Originally from Chicago, the third generation Jewish American was introduced to sea life through regular visits to her baba and zaida, who had moved to Fort Lauderdale. “We would usually visit Sea World when we went to see my grandparents,” she recalls. “I started scuba diving when I was 12.”
In college, she earned a degree in Psychology with an emphasis on working with animals. During her university days, she had an opportunity to serve an internship at the Dolphin Research Centre.
“That experience solidified my determination to devote my life to working with animals,” she says.
After university, she got a job in the Florida Keys working at a dolphin research facility. After five years there, she moved to similar work in the Virgin Islands, followed by positions in northern California, Orlando and the Dominican Republic.
“I have been lucky that I have been able to work in a lot of interesting places,” she says.
For the past ten years prior to coming to Winnipeg, she served as curator for marine mammals – principally dolphins – at the National Aquarium in Baltimore.
“I loved working with and studying dolphins,” she says. “We can learn a lot from them. Their behaviour is a lot like human behavior.
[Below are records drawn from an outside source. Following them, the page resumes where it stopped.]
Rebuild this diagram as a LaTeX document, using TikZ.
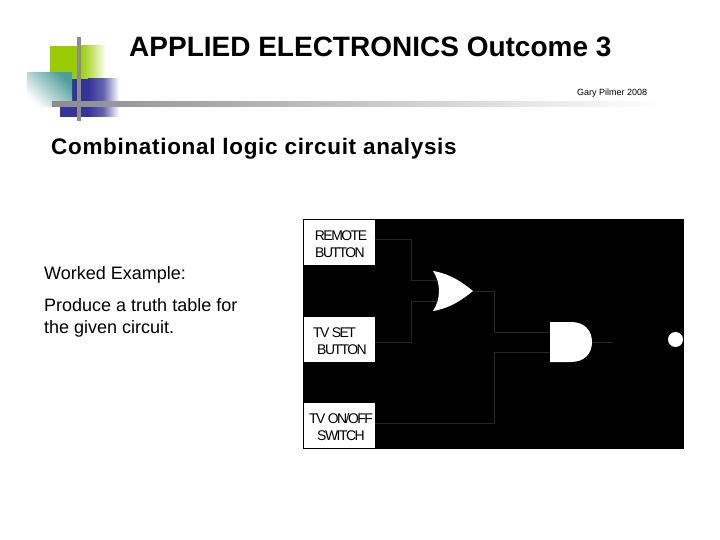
\documentclass[tikz,border=0pt]{standalone}
\usepackage{fontspec}
\setmainfont{Liberation Sans}
\newfontfamily\tightfont[LetterSpace=-11]{Liberation Sans}
\newfontfamily\wideheading[LetterSpace=3]{Liberation Sans}
\definecolor{barGrey}{HTML}{8C8C8C}
\definecolor{logoGreen}{HTML}{99CC00}
\definecolor{logoBlue}{HTML}{333399}
\definecolor{logoTeal}{HTML}{4F9C9C}
\definecolor{wireGrey}{HTML}{262626}
\newcommand{\firstline}[1]{\rule{0pt}{\dimexpr10pt+#1pt\relax}}
\tikzset{
  inputbox/.style={fill=white,draw=none,inner sep=0pt,minimum width=71pt,align=center,
    font=\tightfont\fontsize{14}{17}\selectfont},
  wire/.style={draw=wireGrey,line width=0.75pt},
  gatefill/.style={fill=white,draw=none},
  txt/.style={inner sep=0pt,anchor=base west,text=black},
  bodytext/.style={txt,font=\fontsize{18}{22}\selectfont}
}
\begin{document}
\begin{tikzpicture}[x=1pt,y=-1pt]
\useasboundingbox (0,0) rectangle (720,540);
\fill[white] (0,0) rectangle (720,540);
% logo
\shade[left color=logoGreen,right color=white,middle color=logoGreen!55] (80,46) rectangle (106,79);
\fill[logoGreen] (50,46) rectangle (80,79);
\shade[left color=logoBlue,right color=white,middle color=logoBlue!75] (88,79) rectangle (119,117);
\fill[logoBlue] (72,79) rectangle (88,107);
\fill[logoBlue] (60,107) rectangle (88,117);
\shade[top color=logoTeal,bottom color=white,shading angle=-45] (27,73) rectangle (72,107);
% bars
\shade[left color=barGrey,right color=white] (52,102) rectangle (660,107);
\fill[barGrey] (77,37) rectangle (81,121);
% texts
\node[txt,font=\bfseries\fontsize{28}{32}\selectfont] (title) at (129,57) {APPLIED ELECTRONICS Outcome 3};
\node[txt,font=\fontsize{9}{10}\selectfont] (author) at (577,96) {Gary Pilmer 2008};
\node[txt,font=\wideheading\bfseries\fontsize{22.5}{26}\selectfont] (heading) at (51,155) {Combinational logic circuit analysis};
\node[bodytext] (worked) at (44,279) {Worked Example:};
\node[bodytext] (task1) at (44,311) {Produce a truth table for};
\node[bodytext] (task2) at (44,333) {the given circuit.};
% circuit panel
\fill[black] (303,219) rectangle (684,449);
\node[inputbox,minimum height=45pt] (remote) at (339.5,242.5) {\firstline{3}\hspace*{3pt}REMOTE\\\hspace*{1pt}BUTTON};
\node[inputbox,minimum height=45pt] (tvset) at (339.5,339.5) {\firstline{3}TV SET\hspace*{10pt}\\\hspace*{5pt}BUTTON};
\node[inputbox,minimum height=45pt] (tvswitch) at (339.5,425.5) {\firstline{3}\hspace*{3pt}TV ON/OFF\\\hspace*{3pt}SWITCH};
% gates
\fill[gatefill] (433,271) .. controls (451,274) and (463,283) .. (473,291)
  .. controls (463,299) and (451,308) .. (433,311)
  .. controls (441,299) and (441,283) .. (433,271) -- cycle;
\fill[gatefill] (550,322) -- (571,322) .. controls (585,322) and (592,331) .. (592,342)
  .. controls (592,353) and (585,362) .. (571,362) -- (550,362) -- cycle;
\coordinate (orA) at (437,280);
\coordinate (orB) at (437,301);
\coordinate (orOut) at (473,291);
\coordinate (andA) at (550,332);
\coordinate (andB) at (550,352);
\coordinate (andOut) at (592,342);
\coordinate (outEnd) at (613,342);
\coordinate (j1a) at (411,239);
\coordinate (j1b) at (411,280);
\coordinate (j2a) at (411,342);
\coordinate (j2b) at (411,301);
\coordinate (j3a) at (494,291);
\coordinate (j3b) at (494,332);
\coordinate (j4a) at (494,423);
\coordinate (j4b) at (494,352);
\draw[wire] (remote.east |- j1a) -- (j1a) -- (j1b) -- (orA);
\draw[wire] (tvset.east |- j2a) -- (j2a) -- (j2b) -- (orB);
\draw[wire] (orOut) -- (j3a) -- (j3b) -- (andA);
\draw[wire] (tvswitch.east |- j4a) -- (j4a) -- (j4b) -- (andB);
\draw[wire] (andOut) -- (outEnd);
\node[circle,fill=white,draw=none,minimum size=15pt,inner sep=0pt] (lamp) at (675.5,339.5) {};
\end{tikzpicture}
\end{document}
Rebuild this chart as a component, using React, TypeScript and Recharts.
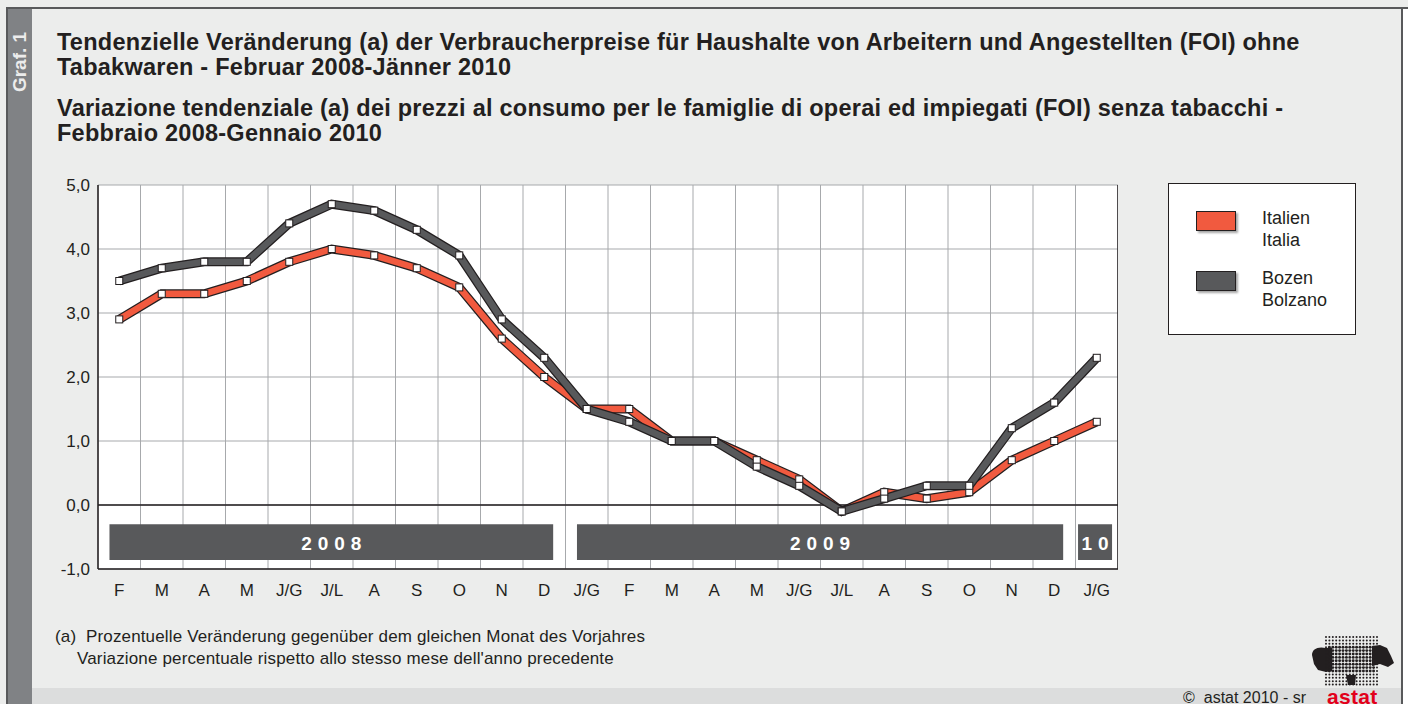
import React from 'react';
import { LineChart, Line, XAxis, YAxis, CartesianGrid, ReferenceLine, ReferenceArea } from 'recharts';

const months = ['F', 'M', 'A', 'M', 'J/G', 'J/L', 'A', 'S', 'O', 'N', 'D', 'J/G', 'F', 'M', 'A', 'M', 'J/G', 'J/L', 'A', 'S', 'O', 'N', 'D', 'J/G'];
const italien = [2.9, 3.3, 3.3, 3.5, 3.8, 4.0, 3.9, 3.7, 3.4, 2.6, 2.0, 1.5, 1.5, 1.0, 1.0, 0.7, 0.4, -0.1, 0.2, 0.1, 0.2, 0.7, 1.0, 1.3];
const bozen = [3.5, 3.7, 3.8, 3.8, 4.4, 4.7, 4.6, 4.3, 3.9, 2.9, 2.3, 1.5, 1.3, 1.0, 1.0, 0.6, 0.3, -0.1, 0.1, 0.3, 0.3, 1.2, 1.6, 2.3];
const yTicks = [-1, 0, 1, 2, 3, 4, 5];
// year bands: label, first month index, last month index
const years = [
  { label: '2008', first: 0, last: 10 },
  { label: '2009', first: 11, last: 22 },
  { label: '10', first: 23, last: 23 },
];

// each month sits in the middle of its slot on a numeric axis 0..24
const data = months.map((m, i) => ({ x: i + 0.5, italien: italien[i], bozen: bozen[i] }));
const labelTicks = months.map((_, i) => i + 0.5);
const bounds = months.map((_, i) => i).concat(months.length);

const RED = '#f15a3f';
const GRAY = '#58595b';
const INK = '#231f20';
const GRID = '#a7a9ac';
const FONT = "'Liberation Sans', Arial, Helvetica, sans-serif";

const SquareDot = (props: any) => {
  const { cx, cy, index, dataKey } = props;
  if (cx == null || cy == null) return null;
  return <rect key={`${dataKey}-${index}`} x={cx - 3.5} y={cy - 3.5} width={7} height={7} fill="#fff" stroke={INK} strokeWidth={1} />;
};

const YearLabel = ({ viewBox, value }: any) => {
  const { x, y, width, height } = viewBox;
  return (
    <text x={x + width / 2 + 3} y={y + height / 2 + 1} textAnchor="middle" dominantBaseline="central"
      fill="#fff" fontSize={19} fontWeight={700} letterSpacing={6} fontFamily={FONT}>
      {value}
    </text>
  );
};

const Logo = () => {
  const dots = [];
  for (let r = 0; r < 15; r++) {
    for (let c = 0; c < 16; c++) {
      const x = 18 + c * 3.4;
      const y = 4 + r * 3.4;
      const inMap = y > 11 && y < 40 && x > 20 && x < 68;
      dots.push(<circle key={`${r}-${c}`} cx={x} cy={y} r={inMap ? 1.45 : 1} fill="#231f20" />);
    }
  }
  return (
    <svg width={90} height={58} style={{ position: 'absolute', left: 1308, top: 633 }}>
      <path d="M4 22 C4 16 10 13 18 15 L24 15 L24 38 L18 39 L10 37 L6 31 Z" fill="#231f20" />
      <path d="M64 13 L72 12 L79 15 L83 23 L86 30 L80 34 L72 31 L64 33 Z" fill="#231f20" />
      <path d="M38 42 L48 42 L47 52 L40 52 Z" fill="#231f20" />
      {dots}
    </svg>
  );
};

const series = [
  { key: 'italien', color: RED, de: 'Italien', it: 'Italia' },
  { key: 'bozen', color: GRAY, de: 'Bozen', it: 'Bolzano' },
];

export default function App() {
  return (
    <div style={{ position: 'absolute', left: 0, top: 0, width: 1408, height: 704, background: '#ecedec', overflow: 'hidden', fontFamily: FONT, color: INK }}>
      {/* frame */}
      <div style={{ position: 'absolute', left: 32, top: 688, width: 1370, height: 16, background: '#dcdddd' }} />
      <div style={{ position: 'absolute', left: 1403, top: 9, width: 5, height: 695, background: '#fff' }} />
      <div style={{ position: 'absolute', left: 6, top: 7, width: 1402, height: 2, background: '#58595b' }} />
      <div style={{ position: 'absolute', left: 6, top: 7, width: 2, height: 697, background: '#58595b' }} />
      <div style={{ position: 'absolute', left: 1401, top: 7, width: 2, height: 697, background: '#58595b' }} />
      <div style={{ position: 'absolute', left: 8, top: 9, width: 24, height: 695, background: '#808285' }} />
      <div style={{ position: 'absolute', left: 20, top: 62, transform: 'translate(-50%, -50%) rotate(-90deg)', color: '#ececec', fontWeight: 700, fontSize: 19, whiteSpace: 'nowrap' }}>
        Graf. 1
      </div>

      {/* titles */}
      <div style={{ position: 'absolute', left: 57, top: 30, fontSize: 23.5, fontWeight: 700, lineHeight: '25px', letterSpacing: 0.25, whiteSpace: 'nowrap' }}>
        Tendenzielle Veränderung (a) der Verbraucherpreise für Haushalte von Arbeitern und Angestellten (FOI) ohne<br />
        Tabakwaren - Februar 2008-Jänner 2010
      </div>
      <div style={{ position: 'absolute', left: 57, top: 96, fontSize: 23.5, fontWeight: 700, lineHeight: '25px', letterSpacing: 0.25, whiteSpace: 'nowrap' }}>
        Variazione tendenziale (a) dei prezzi al consumo per le famiglie di operai ed impiegati (FOI) senza tabacchi -<br />
        Febbraio 2008-Gennaio 2010
      </div>

      {/* chart */}
      <div style={{ position: 'absolute', left: 48, top: 175 }}>
        <LineChart width={1070} height={434} data={data} margin={{ top: 10, right: 0, bottom: 0, left: 0 }}>
          <XAxis dataKey="x" type="number" domain={[0, months.length]} ticks={labelTicks} interval={0} allowDataOverflow
            height={40} tickSize={0} tickMargin={15} tickFormatter={(v: number) => months[Math.floor(v)]}
            axisLine={{ stroke: INK, strokeWidth: 1.5 }} tick={{ fill: INK, fontSize: 17, fontFamily: FONT }} />
          <YAxis domain={[-1, 5]} ticks={yTicks} width={50} tickSize={0} tickMargin={8} interval={0}
            tickFormatter={(v: number) => v.toFixed(1).replace('.', ',')}
            axisLine={{ stroke: INK, strokeWidth: 1.5 }} tick={{ fill: INK, fontSize: 17, fontFamily: FONT }} />
          <CartesianGrid stroke={GRID} strokeWidth={1} fill="#fff" verticalValues={bounds} />
          {years.map((y) => {
            const single = y.first === y.last;
            return (
              <ReferenceArea key={y.label} x1={y.first + (single ? 0.06 : 0.27)} x2={y.last + 1 - (single ? 0.14 : 0.29)}
                y1={-0.86} y2={-0.3} fill={GRAY} fillOpacity={1} stroke="none"
                label={(p: any) => <YearLabel {...p} value={y.label} />} />
            );
          })}
          <ReferenceLine y={0} stroke={INK} strokeWidth={1.5} />
          <ReferenceLine x={months.length} stroke={INK} strokeWidth={1.5} />
          {series.map((s) => [
            <Line key={`${s.key}-o`} dataKey={s.key} stroke={INK} strokeWidth={9} dot={false}
              strokeLinejoin="miter" isAnimationActive={false} />,
            <Line key={`${s.key}-f`} dataKey={s.key} stroke={s.color} strokeWidth={6.5} dot={SquareDot}
              strokeLinejoin="miter" isAnimationActive={false} />,
          ])}
        </LineChart>
      </div>

      {/* legend */}
      <div style={{ position: 'absolute', left: 1168, top: 183, width: 186, height: 150, background: '#fff', border: `1px solid ${INK}` }}>
        {series.map((s, k) => (
          <div key={s.key} style={{ position: 'absolute', left: 0, top: 23 + k * 60, width: 186 }}>
            <div style={{ position: 'absolute', left: 27, top: 4, width: 38, height: 18, background: s.color, border: `1px solid ${INK}`, boxShadow: '2px 2px 2px rgba(0,0,0,0.35)' }} />
            <div style={{ position: 'absolute', left: 93, top: 0, fontSize: 18, lineHeight: '22px' }}>
              {s.de}<br />{s.it}
            </div>
          </div>
        ))}
      </div>

      {/* footnote */}
      <div style={{ position: 'absolute', left: 55, top: 626, fontSize: 17, lineHeight: '22px', letterSpacing: 0.15, whiteSpace: 'nowrap' }}>
        (a)&nbsp;&nbsp;Prozentuelle Veränderung gegenüber dem gleichen Monat des Vorjahres
      </div>
      <div style={{ position: 'absolute', left: 77, top: 648, fontSize: 17, lineHeight: '22px', letterSpacing: 0.15, whiteSpace: 'nowrap' }}>
        Variazione percentuale rispetto allo stesso mese dell'anno precedente
      </div>

      {/* source */}
      <Logo />
      <div style={{ position: 'absolute', right: 102, top: 690, fontSize: 16, lineHeight: '16px', whiteSpace: 'nowrap' }}>
        ©&nbsp;&nbsp;astat 2010 - sr
      </div>
      <div style={{ position: 'absolute', left: 1327, top: 686, fontSize: 21, lineHeight: '21px', fontWeight: 700, color: '#e2001a', letterSpacing: 0.3 }}>
        astat
      </div>
    </div>
  );
}
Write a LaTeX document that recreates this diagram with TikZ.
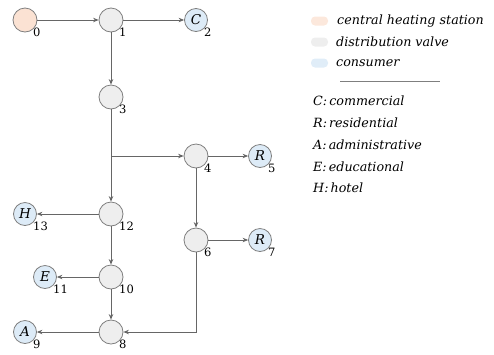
\documentclass[tikz,border=0pt]{standalone}
\usepackage{fontspec}
\setmainfont{DejaVu Serif}
\usetikzlibrary{arrows.meta}
\definecolor{hs}{HTML}{FBE2D3}
\definecolor{dv}{HTML}{EEEEEE}
\definecolor{cs}{HTML}{DDEBF7}
\definecolor{bd}{HTML}{7F7F7F}
\definecolor{ln}{HTML}{666666}
\tikzset{
  nd/.style={circle,draw=bd,line width=0.8pt,minimum size=24pt,inner sep=0pt,font=\fontsize{13.5}{13.5}\selectfont\itshape},
  heat/.style={nd,fill=hs},
  valve/.style={nd,fill=dv},
  cons/.style={nd,fill=cs,minimum size=23pt},
  num/.style={anchor=north west,inner sep=0pt,font=\fontsize{11.5}{11.5}\selectfont},
  con/.style={draw=ln,line width=0.8pt,-{Stealth[length=5.5pt,width=4.5pt]}},
  sw/.style={rounded corners=4pt,minimum width=17pt,minimum height=9pt,inner sep=0pt},
  lg/.style={anchor=west,inner sep=0pt,font=\fontsize{12.7}{12.7}\selectfont\itshape},
}
\begin{document}
\begin{tikzpicture}[x=1pt,y=-1pt]
\useasboundingbox (0,0) rectangle (494,354);
% nodes
\node[heat]  (n0)  at (25,20) {};
\node[valve] (n1)  at (111,20) {};
\node[cons]  (n2)  at (196,20) {C};
\node[valve] (n3)  at (111,97) {};
\node[valve] (n4)  at (196,156) {};
\node[cons]  (n5)  at (260,156) {R};
\node[valve] (n6)  at (196,240) {};
\node[cons]  (n7)  at (260,240) {R};
\node[valve] (n12) at (111,214) {};
\node[cons]  (n13) at (25,214) {H};
\node[valve] (n10) at (111,277) {};
\node[cons]  (n11) at (45,277) {E};
\node[valve] (n8)  at (111,332) {};
\node[cons]  (n9)  at (25,332) {A};
\coordinate (j) at (111,156);
\coordinate (k) at (196,332);
% numbers
\foreach \n/\t in {n0/0,n1/1,n2/2,n3/3,n4/4,n5/5,n6/6,n7/7,n8/8,n9/9,n10/10,n11/11,n12/12,n13/13}
  \node[num] at ([xshift=8pt,yshift=-8pt]\n.center) {\t};
% connectors
\draw[con] (n0) -- (n1);
\draw[con] (n1) -- (n2);
\draw[con] (n1) -- (n3);
\draw[con] (n3) -- (n12);
\draw[con] (j) -- (n4);
\draw[con] (n4) -- (n5);
\draw[con] (n4) -- (n6);
\draw[con] (n6) -- (n7);
\draw[con] (n12) -- (n13);
\draw[con] (n12) -- (n10);
\draw[con] (n10) -- (n11);
\draw[con] (n10) -- (n8);
\draw[con] (n8) -- (n9);
\draw[con] (n6) -- (k) -- (n8);
% legend
\node[sw,fill=hs!80] (s1) at (319.5,21) {};
\node[sw,fill=dv] (s2) at (319.5,42) {};
\node[sw,fill=cs!90] (s3) at (319.5,63) {};
\node[lg] (l1) at (337,21) {central heating station};
\node[lg] (l2) at (336,42) {distribution valve};
\node[lg] (l3) at (336,63) {consumer};
\coordinate (ra) at (340,81);
\coordinate (rb) at (440,81);
\draw[draw=bd,line width=0.8pt] (ra) -- (rb);
\node[lg] (k1) at (313,101) {C:\,commercial};
\node[lg] (k2) at (313,123) {R:\,residential};
\node[lg] (k3) at (313,145) {A:\,administrative};
\node[lg] (k4) at (313,167) {E:\,educational};
\node[lg] (k5) at (313,188) {H:\,hotel};
\end{tikzpicture}
\end{document}
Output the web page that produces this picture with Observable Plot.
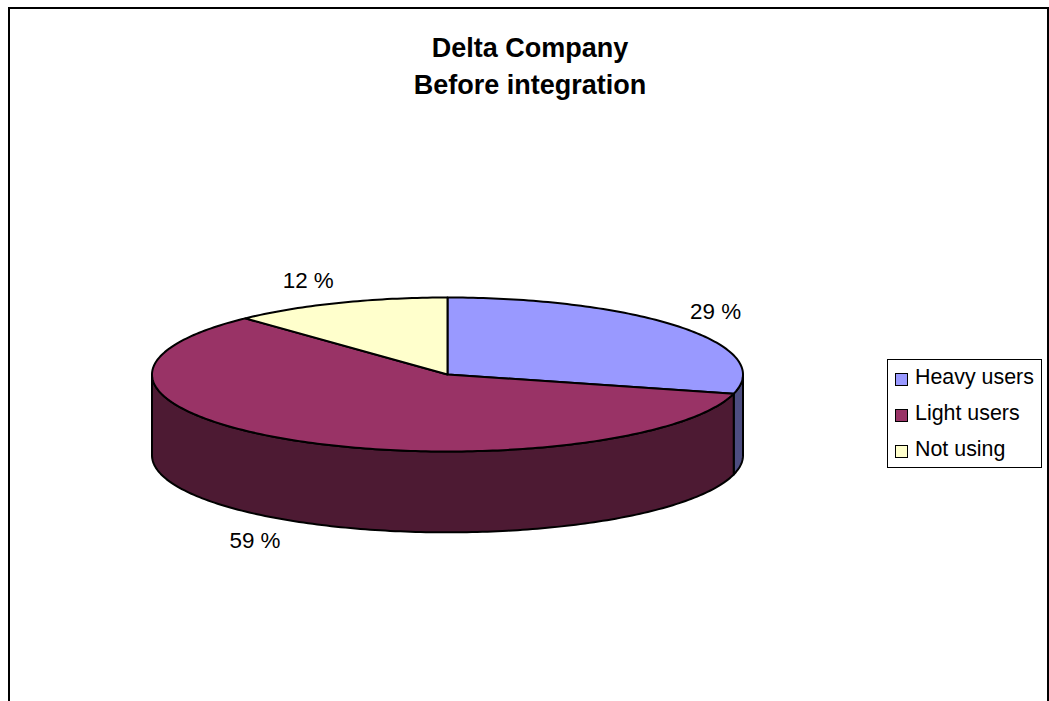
<!DOCTYPE html>
<html>
<head>
<meta charset="utf-8">
<script src="https://cdn.jsdelivr.net/npm/d3@7"></script>
<script src="https://cdn.jsdelivr.net/npm/@observablehq/plot@0.6"></script>
<style>
  html, body { margin: 0; padding: 0; background: #fff; }
  body { font-family: "Liberation Sans", Arial, sans-serif; color: #000; }
  #page { position: relative; width: 1049px; height: 701px; overflow: hidden; }
  #frame { position: absolute; left: 8px; top: 7px; width: 1037px; height: 760px; border: 2px solid #000; }
  #title { position: absolute; left: 9px; width: 1042px; top: 30px; text-align: center; font-weight: bold; font-size: 27px; line-height: 37px; }
  #chart { position: absolute; left: 0; top: 0; }
  #chart svg { display: block; background: transparent; max-width: none; }
  #legend { position: absolute; left: 887px; top: 359px; width: 153px; height: 107px; border: 1.5px solid #000; background: #fff; font-size: 21.4px; }
  .row { position: absolute; left: 7px; height: 36px; display: flex; align-items: center; white-space: nowrap; }
  .sw { width: 11px; height: 11px; border: 1.5px solid #000; margin-right: 7px; flex: none; }
  .lb { position: relative; top: -2px; }
</style>
</head>
<body>
<div id="page">
  <div id="frame"></div>
  <div id="title"></div>
  <div id="chart"></div>
  <div id="legend"></div>
</div>
<script>
const titleLines = ["Delta Company", "Before integration"];
const names = ["Heavy users", "Light users", "Not using"];
const values = [29, 59, 12];
const topColors = ["#9999FF", "#993366", "#FFFFCC"];
const sideColors = ["#4D4D80", "#4D1A33", "#808066"];

const depth = 1.05;
const deg = Math.PI / 180;
const total = d3.sum(values);
let acc = 0;
const slices = names.map((name, i) => {
  const a0 = acc / total * 360; acc += values[i];
  return { name, value: values[i], a0, a1: acc / total * 360, side: sideColors[i] };
});
const px = t => Math.sin(t * deg);
const py = t => Math.cos(t * deg);
const arc = (a, b) => {
  const n = Math.max(1, Math.ceil(Math.abs(b - a)));
  return d3.range(n + 1).map(k => a + (b - a) * k / n);
};

const walls = [];
for (const s of slices) {
  const a = Math.max(s.a0, 90), b = Math.min(s.a1, 270);
  if (b <= a) continue;
  const ts = arc(a, b);
  const ring = [
    ...ts.map(t => ({ x: px(t), y: py(t) })),
    ...ts.slice().reverse().map(t => ({ x: px(t), y: py(t) - depth }))
  ];
  ring.push(ring[0]);
  ring.forEach(p => walls.push({ ...p, name: s.name, side: s.side }));
}

const wedges = [];
for (const s of slices) {
  const ring = [{ x: 0, y: 0 }, ...arc(s.a0, s.a1).map(t => ({ x: px(t), y: py(t) })), { x: 0, y: 0 }];
  ring.forEach(p => wedges.push({ ...p, name: s.name }));
}

const labels = slices.map(s => {
  const m = (s.a0 + s.a1) / 2;
  const lx = Math.max(-0.9, Math.min(0.907, 1.28 * px(m)));
  const front = py(m) < 0 ? depth : 0;
  return { x: lx, y: 1.3 * py(m) - front + 0.012, text: `${s.value} %` };
});

document.getElementById("title").innerHTML = titleLines.map(t => `<div>${t}</div>`).join("");

const chart = Plot.plot({
  width: 1049,
  height: 701,
  margin: 0,
  x: { domain: [-1, 1], range: [151.5, 742.5], axis: null },
  y: { domain: [1, -1], range: [297, 451], axis: null },
  color: { domain: names, range: topColors },
  style: { fontFamily: '"Liberation Sans", Arial, sans-serif', background: "transparent", overflow: "visible" },
  marks: [
    Plot.line(walls, { x: "x", y: "y", z: "name", fill: { value: d => d.side, scale: null }, stroke: "#000", strokeWidth: 2, curve: "linear" }),
    Plot.line(wedges, { x: "x", y: "y", z: "name", fill: "name", stroke: "#000", strokeWidth: 2, curve: "linear" }),
    Plot.text(labels, { x: "x", y: "y", text: "text", fontSize: 22.4, fill: "#000" })
  ]
});
document.getElementById("chart").append(chart);

const legend = document.getElementById("legend");
names.forEach((name, i) => {
  const row = document.createElement("div");
  row.className = "row";
  row.style.top = (1 + i * 36) + "px";
  row.innerHTML = `<span class="sw" style="background:${topColors[i]}"></span><span class="lb">${name}</span>`;
  legend.append(row);
});
</script>
</body>
</html>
They have strong family bonds and they like to socialize. They are also very playful.”
After 20 years though, Ginsburg was ready for a change in direction. Thus, she welcomed the opportunity to come to Winnipeg to work with polar bears and big cats. She notes that her son, William, (who will be celebrating his bar mitzvah next year) was also excited to come to Winnipeg because he loves polar bears.
(Incidentally, Ginsburg has joined Temple Shalom and the Rady Centre since relocating to Winnipeg.)
Ginsburg points out that being a zookeeper is not a 9-5 job. “It’s a lifestyle,” she says. “The animals rely on us for all aspects of their care. At times, we can put in 14-16 hour days. We have to work holidays and weekends. I have had to cancel vacations because emergencies have come up.”
Still, she says that she considers herself lucky to have been able to spend her life to date doing what she loves working with animals. “Every animal has its own character and personality,” she says. “I have built a very close relationship with some of the dolphins and other animals in my care. They become like part of my extended family.”